ロレアルグループが注目したのは、スタイルナンダが2009年に始めたビューティーブランド「スリーコンセプトアイズ(3CE)」。昨年の売り上げ1675億ウォン(約167億円)のうち約70%が化粧品だった。韓流ドラマ「太陽の末裔」でソン・ヘギョが着たブラウスなどで、スタイルナンダの中国市場での認知度が上がってきたところへ、メイクアップ化粧品に対する中国の消費者の関心が高まり、3CEが大陸の消費者をとりこにした。世界1位の化粧品製造者開発生産(ODM)企業コスメックスと生産契約を結び、比較的安価で質のいい化粧品を売り出したのも、中国の消費者に人気の要因だ。
ロッテデパートの2014年の調査によると、スタイルナンダは韓国のデパートを訪れる中国人観光客が好きな韓国ブランド1位だった。昨年、中国のショッピングデー、 光棍節(独身者の日)と12・12(12月12日)イベント当時、Tモール(アリババが運営する中国のオープンマーケット)グローバル館でも、韓国のメイクアップ化粧品ブランドの中で販売1位だった。
ロレアルは韓国と中国のミレニアル世代(1980年代初めから2000年代初め生まれ)に人気のスタイルナンダのブランドパワーと、多様な流通経路に注目したと、買収の背景を明らかにした。ロレアル・コリアのヤン・ルブルドン社長は「今回の買収を通して、(アジアなど)近接するメイクアップ市場での立場をさらに強化する」と話した。
スタイルナンダはロレアルグループの既存のブランドと合併はせず、別の法人として運営される。キム代表はスタイルナンダのクリエイティブ総括(CCO)の役割を担う。
第2、第3のスタイルナンダ出てくるか
グローバル市場調査業者ユーロモニターによると、中国の化粧品市場は2021年まで年平均5.05%増加し、3499億元(約60兆ウォン、約6兆円)まで拡大すると見られる。KOTRA(韓国貿易投資振興公社)によると、2016年、中国が化粧品を輸入した国では韓国が1位だった。成長の潜在力がある中国市場に進出しようとするグローバルビューティー企業が、韓国の化粧品(Kビューティー)に注目する理由だ。
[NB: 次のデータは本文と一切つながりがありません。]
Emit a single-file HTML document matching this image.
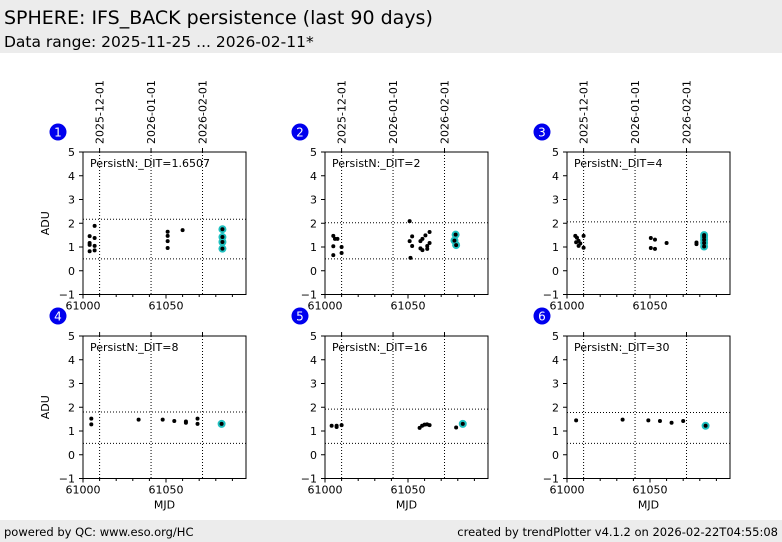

海外の企業がKビューティーのブランドを買収したのは、今回が初めてではない。昨年9月、ダヴ、ワセリンなどの生活・医薬品ブランドを保有する多国籍企業ユニリーバが、中国市場を狙って日焼け止めスティックなどで知られるブランド「AHC」の製造社カーバーコリアを買収した。買収価格は韓国内の化粧品業界のM&A(合併・買収)では史上最高の約3兆ウォン(約3千億円)だった。
Kビューティーの風に乗って中国でよく売れているマスクパックの業者も注目を集めている。ジェイジュンコスメティック、パパレシピ、エイ.バイボーム、エフエンコなど韓国の中小のマスクパックブランドは、2015年から昨年まで、Tモールのグローバルマスクパック部門で販売量10位までにそれぞれランクインした。化粧品業界は遠からず、第2、第3のカーバーコリアやスタイルナンダが出てくると期待している。
実際、全世界の若い消費者に人気の韓国の化粧品に注目しているところは多い。アリババが運営している中国最大のショッピングモール「タオバオ(陶宝)」と、東南アジア最大のオンラインショッピングモール「ラザダ」は、最近、韓国の化粧品業界を対象に出店説明会を開いた。世界的な流通の巨獣アマゾンは3月末、米国とカナダの市場に進出しようとする韓国の中小化粧品会社のためのセミナーを開くなど、韓国の化粧品企業の誘致に積極的だ。ハイ投資証券のチョ・ギョンジン研究員は、「今後も、Kビューティーの肯定的なイメージを生かし、中国などアジアの市場に進出しようとするグローバル企業からのラブコールは増えてくる」と、見通しを語った。